>> BEGIN
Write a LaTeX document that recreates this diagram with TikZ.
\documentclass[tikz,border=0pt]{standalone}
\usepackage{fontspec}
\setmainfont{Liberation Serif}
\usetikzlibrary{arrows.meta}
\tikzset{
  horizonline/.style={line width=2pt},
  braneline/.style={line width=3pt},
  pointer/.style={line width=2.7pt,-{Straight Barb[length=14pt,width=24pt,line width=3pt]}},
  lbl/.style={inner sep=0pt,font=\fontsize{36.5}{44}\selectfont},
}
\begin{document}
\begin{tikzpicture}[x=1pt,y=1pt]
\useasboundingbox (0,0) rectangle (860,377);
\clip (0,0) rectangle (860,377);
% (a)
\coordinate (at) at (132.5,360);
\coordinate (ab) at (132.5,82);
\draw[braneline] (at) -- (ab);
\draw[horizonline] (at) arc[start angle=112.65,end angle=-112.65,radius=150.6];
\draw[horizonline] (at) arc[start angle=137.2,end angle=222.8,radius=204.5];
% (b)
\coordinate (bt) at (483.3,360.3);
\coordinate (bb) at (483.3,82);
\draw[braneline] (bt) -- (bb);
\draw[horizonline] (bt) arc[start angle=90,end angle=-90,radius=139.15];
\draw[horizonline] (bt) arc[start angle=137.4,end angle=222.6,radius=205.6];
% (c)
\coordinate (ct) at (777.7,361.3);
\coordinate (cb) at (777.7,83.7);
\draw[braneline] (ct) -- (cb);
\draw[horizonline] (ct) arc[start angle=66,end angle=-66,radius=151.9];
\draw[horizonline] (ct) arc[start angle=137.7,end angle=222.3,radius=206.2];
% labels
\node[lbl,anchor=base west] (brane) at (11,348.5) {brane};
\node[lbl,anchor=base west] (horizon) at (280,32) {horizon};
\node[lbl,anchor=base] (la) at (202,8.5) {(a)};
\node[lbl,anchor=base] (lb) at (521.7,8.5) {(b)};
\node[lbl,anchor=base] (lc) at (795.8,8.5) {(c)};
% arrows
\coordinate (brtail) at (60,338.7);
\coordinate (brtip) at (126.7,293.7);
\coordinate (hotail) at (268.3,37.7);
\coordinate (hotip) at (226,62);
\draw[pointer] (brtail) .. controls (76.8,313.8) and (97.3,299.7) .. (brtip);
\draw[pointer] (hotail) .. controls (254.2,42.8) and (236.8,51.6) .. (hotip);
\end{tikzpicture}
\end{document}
>> END
### Exercise task
Output the full listing without altering anything.

### Result of the exercise
Write a LaTeX document that recreates this diagram with TikZ.
\documentclass[tikz,border=0pt]{standalone}
\usepackage{fontspec}
\setmainfont{Liberation Serif}
\usetikzlibrary{arrows.meta}
\tikzset{
  horizonline/.style={line width=2pt},
  braneline/.style={line width=3pt},
  pointer/.style={line width=2.7pt,-{Straight Barb[length=14pt,width=24pt,line width=3pt]}},
  lbl/.style={inner sep=0pt,font=\fontsize{36.5}{44}\selectfont},
}
\begin{document}
\begin{tikzpicture}[x=1pt,y=1pt]
\useasboundingbox (0,0) rectangle (860,377);
\clip (0,0) rectangle (860,377);
% (a)
\coordinate (at) at (132.5,360);
\coordinate (ab) at (132.5,82);
\draw[braneline] (at) -- (ab);
\draw[horizonline] (at) arc[start angle=112.65,end angle=-112.65,radius=150.6];
\draw[horizonline] (at) arc[start angle=137.2,end angle=222.8,radius=204.5];
% (b)
\coordinate (bt) at (483.3,360.3);
\coordinate (bb) at (483.3,82);
\draw[braneline] (bt) -- (bb);
\draw[horizonline] (bt) arc[start angle=90,end angle=-90,radius=139.15];
\draw[horizonline] (bt) arc[start angle=137.4,end angle=222.6,radius=205.6];
% (c)
\coordinate (ct) at (777.7,361.3);
\coordinate (cb) at (777.7,83.7);
\draw[braneline] (ct) -- (cb);
\draw[horizonline] (ct) arc[start angle=66,end angle=-66,radius=151.9];
\draw[horizonline] (ct) arc[start angle=137.7,end angle=222.3,radius=206.2];
% labels
\node[lbl,anchor=base west] (brane) at (11,348.5) {brane};
\node[lbl,anchor=base west] (horizon) at (280,32) {horizon};
\node[lbl,anchor=base] (la) at (202,8.5) {(a)};
\node[lbl,anchor=base] (lb) at (521.7,8.5) {(b)};
\node[lbl,anchor=base] (lc) at (795.8,8.5) {(c)};
% arrows
\coordinate (brtail) at (60,338.7);
\coordinate (brtip) at (126.7,293.7);
\coordinate (hotail) at (268.3,37.7);
\coordinate (hotip) at (226,62);
\draw[pointer] (brtail) .. controls (76.8,313.8) and (97.3,299.7) .. (brtip);
\draw[pointer] (hotail) .. controls (254.2,42.8) and (236.8,51.6) .. (hotip);
\end{tikzpicture}
\end{document}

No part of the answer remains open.